--- START OF Supplied entries ---

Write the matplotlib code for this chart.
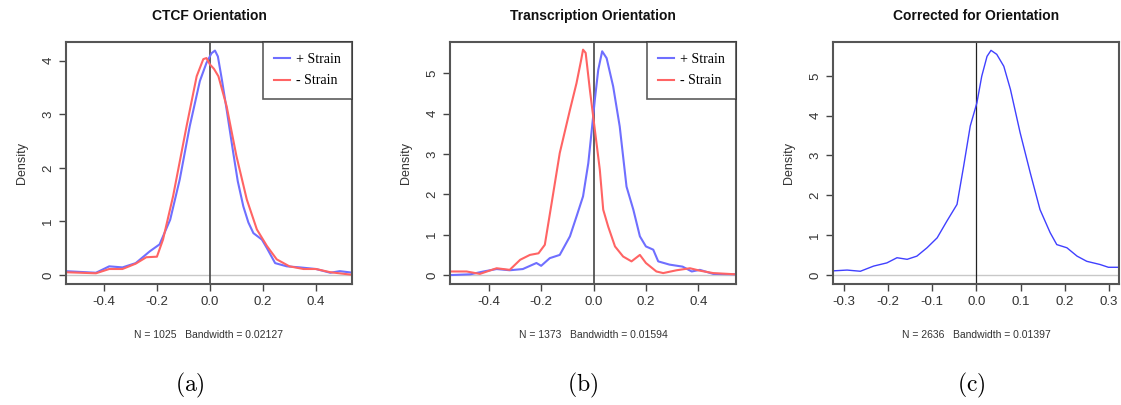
import numpy as np
import matplotlib.pyplot as plt

plt.rcParams['font.family'] = ['Liberation Sans', 'DejaVu Sans']
plt.rcParams['mathtext.fontset'] = 'cm'

# panel (a) CTCF orientation
ctcf_plus_x = [-0.545, -0.43, -0.38, -0.33, -0.28, -0.227, -0.19, -0.15, -0.114, -0.076,
               -0.038, -0.013, 0.006, 0.019, 0.03, 0.045, 0.063, 0.088, 0.105, 0.126, 0.145,
               0.164, 0.196, 0.215, 0.246, 0.29, 0.34, 0.40, 0.454, 0.49, 0.54]
ctcf_plus_y = [0.07, 0.04, 0.16, 0.14, 0.22, 0.44, 0.57, 1.03, 1.78, 2.78,
               3.62, 3.96, 4.14, 4.19, 4.08, 3.65, 3.09, 2.28, 1.75, 1.28, 0.98,
               0.78, 0.66, 0.50, 0.22, 0.16, 0.14, 0.11, 0.04, 0.07, 0.04]
ctcf_minus_x = [-0.545, -0.43, -0.38, -0.33, -0.28, -0.24, -0.20, -0.177, -0.139, -0.088,
                -0.05, -0.025, -0.013, 0.0, 0.015, 0.032, 0.063, 0.10, 0.139, 0.177, 0.215,
                0.252, 0.30, 0.353, 0.40, 0.454, 0.54]
ctcf_minus_y = [0.05, 0.03, 0.11, 0.11, 0.21, 0.33, 0.34, 0.66, 1.47, 2.78,
                3.71, 4.03, 4.05, 3.93, 3.85, 3.71, 3.15, 2.22, 1.41, 0.85, 0.54,
                0.29, 0.16, 0.11, 0.11, 0.05, 0.0]

# panel (b) transcription orientation
tx_plus_x = [-0.549, -0.47, -0.42, -0.37, -0.32, -0.27, -0.218, -0.20, -0.167, -0.129,
             -0.09, -0.065, -0.04, -0.02, -0.008, 0.005, 0.018, 0.033, 0.05, 0.075,
             0.10, 0.126, 0.152, 0.177, 0.20, 0.228, 0.247, 0.29, 0.34, 0.375,
             0.406, 0.457, 0.543]
tx_plus_y = [0.0, 0.02, 0.09, 0.15, 0.12, 0.15, 0.30, 0.23, 0.42, 0.50,
             0.96, 1.45, 1.95, 2.77, 3.51, 4.34, 5.08, 5.54, 5.37, 4.67,
             3.68, 2.19, 1.62, 0.96, 0.71, 0.63, 0.34, 0.26, 0.21, 0.09,
             0.13, 0.03, 0.02]
tx_minus_x = [-0.549, -0.485, -0.434, -0.37, -0.32, -0.28, -0.243, -0.21, -0.186, -0.16,
              -0.129, -0.09, -0.065, -0.048, -0.04, -0.03, -0.014, 0.005, 0.024, 0.037, 0.056,
              0.082, 0.113, 0.145, 0.177, 0.20, 0.24, 0.266, 0.317, 0.368, 0.406,
              0.457, 0.543]
tx_minus_y = [0.09, 0.09, 0.03, 0.17, 0.13, 0.38, 0.50, 0.54, 0.75, 1.78,
              3.02, 4.09, 4.75, 5.30, 5.58, 5.50, 4.59, 3.60, 2.61, 1.62, 1.20,
              0.71, 0.46, 0.34, 0.50, 0.30, 0.09, 0.05, 0.12, 0.17, 0.11,
              0.05, 0.02]

# panel (c) corrected
corr_x = [-0.325, -0.293, -0.263, -0.233, -0.203, -0.18, -0.157, -0.135, -0.112, -0.089,
          -0.067, -0.044, -0.029, -0.014, 0.001, 0.012, 0.024, 0.033, 0.046, 0.062,
          0.077, 0.099, 0.122, 0.144, 0.167, 0.182, 0.205, 0.228, 0.25, 0.28,
          0.299, 0.324]
corr_y = [0.10, 0.12, 0.09, 0.22, 0.30, 0.43, 0.39, 0.47, 0.68, 0.93,
          1.35, 1.77, 2.73, 3.74, 4.32, 4.99, 5.49, 5.64, 5.54, 5.24,
          4.66, 3.57, 2.56, 1.64, 1.06, 0.76, 0.68, 0.47, 0.34, 0.26,
          0.19, 0.19]

titles = ['CTCF Orientation', 'Transcription Orientation', 'Corrected for Orientation']
footers = ['N = 1025   Bandwidth = 0.02127', 'N = 1373   Bandwidth = 0.01594',
           'N = 2636   Bandwidth = 0.01397']
letters = ['(a)', '(b)', '(c)']

blue = '#6f6fff'
red = '#ff6464'
grey = '#444444'

fig = plt.figure(figsize=(11.21, 4.05), dpi=100)
lefts = [66 / 1121, 450 / 1121, 833 / 1121]
w = 286 / 1121
b = (405 - 284) / 405
h = 242 / 405
axes = [fig.add_axes([l, b, w, h]) for l in lefts]

limits = [((-0.543, 0.536), (-0.17, 4.35), [-0.4, -0.2, 0.0, 0.2, 0.4], [0, 1, 2, 3, 4]),
          ((-0.548, 0.544), (-0.22, 5.77), [-0.4, -0.2, 0.0, 0.2, 0.4], [0, 1, 2, 3, 4, 5]),
          ((-0.325, 0.323), (-0.23, 5.85), [-0.3, -0.2, -0.1, 0.0, 0.1, 0.2, 0.3], [0, 1, 2, 3, 4, 5])]

axes[0].plot(ctcf_plus_x, ctcf_plus_y, color=blue, lw=1.5, label='+ Strain')
axes[0].plot(ctcf_minus_x, ctcf_minus_y, color=red, lw=1.5, label='- Strain')
axes[1].plot(tx_plus_x, tx_plus_y, color=blue, lw=1.5, label='+ Strain')
axes[1].plot(tx_minus_x, tx_minus_y, color=red, lw=1.5, label='- Strain')
axes[2].plot(corr_x, corr_y, color='#4040ff', lw=1.0)

for i, ax in enumerate(axes):
    xl, yl, xt, yt = limits[i]
    ax.axhline(0, color='#c8c8c8', lw=1, zorder=0)
    ax.axvline(0, color=grey if i < 2 else '#222222', lw=1.2 if i < 2 else 0.9, zorder=0)
    ax.set_xlim(*xl)
    ax.set_ylim(*yl)
    ax.set_xticks(xt)
    ax.set_xticklabels(['%.1f' % v for v in xt])
    ax.set_yticks(yt)
    ax.set_yticklabels([str(v) for v in yt], rotation=90, va='center')
    ax.tick_params(colors=grey, labelcolor='#333333', labelsize=9.5, length=5, width=1)
    for s in ax.spines.values():
        s.set_color('#555555')
        s.set_linewidth(1.5)
    ax.set_title(titles[i], fontsize=10, fontweight='bold', pad=16, color='#111111')
    ax.set_ylabel('Density', fontsize=9, color='#333333', labelpad=10)
    ax.text(0.5, -0.21, footers[i], transform=ax.transAxes, ha='center', va='center',
            fontsize=7.5, color='#333333')

for ax in axes[:2]:
    leg = ax.legend(loc='upper right', fancybox=False, borderaxespad=0,
                    prop={'family': 'Liberation Serif', 'size': 10},
                    handlelength=1.2, handletextpad=0.4, labelspacing=0.6,
                    borderpad=0.8)
    leg.get_frame().set_edgecolor('#333333')
    leg.get_frame().set_linewidth(1.2)

for x, s in zip([190, 583, 971], letters):
    fig.text(x / 1121, 1 - 385 / 405, r'$\mathrm{%s}$' % s, ha='center', va='center',
             fontsize=17)

fig.savefig('out.png', dpi=100)
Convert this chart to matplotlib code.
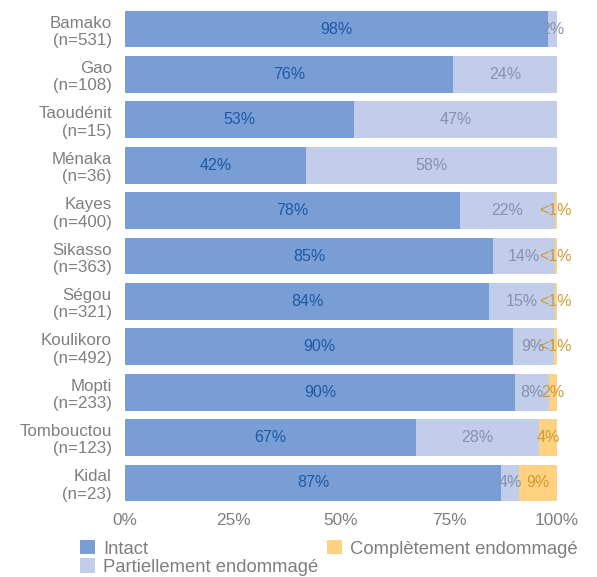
import matplotlib
matplotlib.use("Agg")
import matplotlib.pyplot as plt
import numpy as np

plt.rcParams['font.family'] = ['Liberation Sans', 'DejaVu Sans']

categories = ["Bamako\n(n=531)", "Gao\n(n=108)", "Taoudénit\n(n=15)", "Ménaka\n(n=36)",
              "Kayes\n(n=400)", "Sikasso\n(n=363)", "Ségou\n(n=321)", "Koulikoro\n(n=492)",
              "Mopti\n(n=233)", "Tombouctou\n(n=123)", "Kidal\n(n=23)"]
intact = [98.0, 76.0, 53.0, 42.0, 77.6, 85.2, 84.3, 89.8, 90.3, 67.4, 87.0]
partiel = [2.0, 24.0, 47.0, 58.0, 21.9, 14.3, 15.2, 9.4, 7.8, 28.4, 4.2]
complet = [0.0, 0.0, 0.0, 0.0, 0.5, 0.5, 0.5, 0.8, 1.9, 4.2, 8.8]
series_names = ["Intact", "Partiellement endommagé", "Complètement endommagé"]
xticks = [0, 25, 50, 75, 100]

colors = ["#789ED5", "#C2CDEA", "#FFD282"]
label_colors = ["#1F58A4", "#8891AE", "#CF9A32"]

fig = plt.figure(figsize=(5.97, 5.77), dpi=100)
ax = fig.add_axes([0.2094, 0.1236, 0.7236, 0.8654])

y = np.arange(len(categories))
data = [intact, partiel, complet]
left = np.zeros(len(categories))
handles = []
for i, vals in enumerate(data):
    vals = np.array(vals)
    b = ax.barh(y, vals, left=left, height=0.81, color=colors[i], label=series_names[i])
    handles.append(b)
    for j, v in enumerate(vals):
        if v <= 0:
            continue
        txt = "<1%" if v < 1 else f"{int(round(v))}%"
        ax.text(left[j] + v / 2, y[j], txt, ha="center", va="center",
                fontsize=11.5, color=label_colors[i])
    left = left + vals

ax.set_ylim(len(categories) - 0.5, -0.5)
ax.set_xlim(0, 100)
ax.set_yticks(y)
ax.set_yticklabels(categories, fontsize=12.2, color="#7F7F7F", linespacing=1.2)
ax.set_xticks(xticks)
ax.set_xticklabels([f"{t}%" for t in xticks], fontsize=12.4, color="#7F7F7F")
ax.tick_params(axis="y", length=0, pad=9.5)
ax.tick_params(axis="x", length=0, pad=5)
for s in ax.spines.values():
    s.set_visible(False)

fig.legend(handles=handles, labels=series_names, loc="upper left",
           bbox_to_anchor=(0.134, 0.064), ncol=2, frameon=False, fontsize=13.3,
           handlelength=0.81, handleheight=0.8, handletextpad=0.43,
           labelspacing=0.05, columnspacing=0.49, borderpad=0, borderaxespad=0,
           labelcolor="#7F7F7F")

fig.savefig("out.png", dpi=100)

--- END OF Supplied entries ---

# Exercise brief
Repeat the listing above exactly from its first line to the line containing "plt.rcParams['mathtext.fontset'] = 'cm'", both included, and omit the pictures.

# Solution to this problem
Write the matplotlib code for this chart.
import numpy as np
import matplotlib.pyplot as plt

plt.rcParams['font.family'] = ['Liberation Sans', 'DejaVu Sans']
plt.rcParams['mathtext.fontset'] = 'cm'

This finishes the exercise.